Superabsorbent polymers (SAPs) are hydrophilic polymers capable of absorbing and retaining large amounts of water. These are typically based on acrylic acid and its derivatives and are produced using specific chemical processes. The production process involves the following key stages:

1. Monomer Preparation:
   The main raw material for SAPs is acrylic acid (CH₂=CHCOOH). It is neutralized using agents such as NaOH, adjusting the pH to the 6–7 range.
2. Polymerization Process:
   The neutralized acrylic acid is mixed with a small amount of cross-linker (e.g., N,N′-methylenebisacrylamide) and an initiator (e.g., ammonium persulfate or sodium persulfate).
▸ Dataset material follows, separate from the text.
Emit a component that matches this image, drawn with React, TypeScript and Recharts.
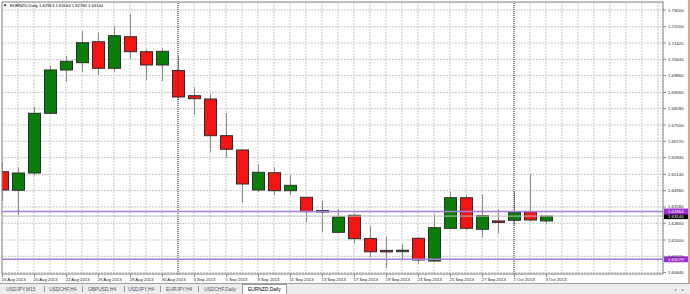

These components initiate a radical chain polymerization reaction, usually carried out in an aqueous medium at 50–70°C.
3. Gel Formation:
   The resulting polymer forms an elastic gel with a cross-linked structure, capable of absorbing large volumes of water.
4. Drying:
   The fresh SAP gel is dried completely using a vacuum oven or a low-temperature dryer, resulting in a solid yet hydrophilic polymer granule.
5. Grinding and Sieving:
   The dried SAP is ground using a crusher and sieved to achieve the desired particle size (typically 100–800 microns). These granules are then added to concrete mixes.
6. Quality Control of Finished SAP:
   The final SAP product is tested under laboratory conditions for its water absorption capacity, density, swelling recovery, and thermal stability.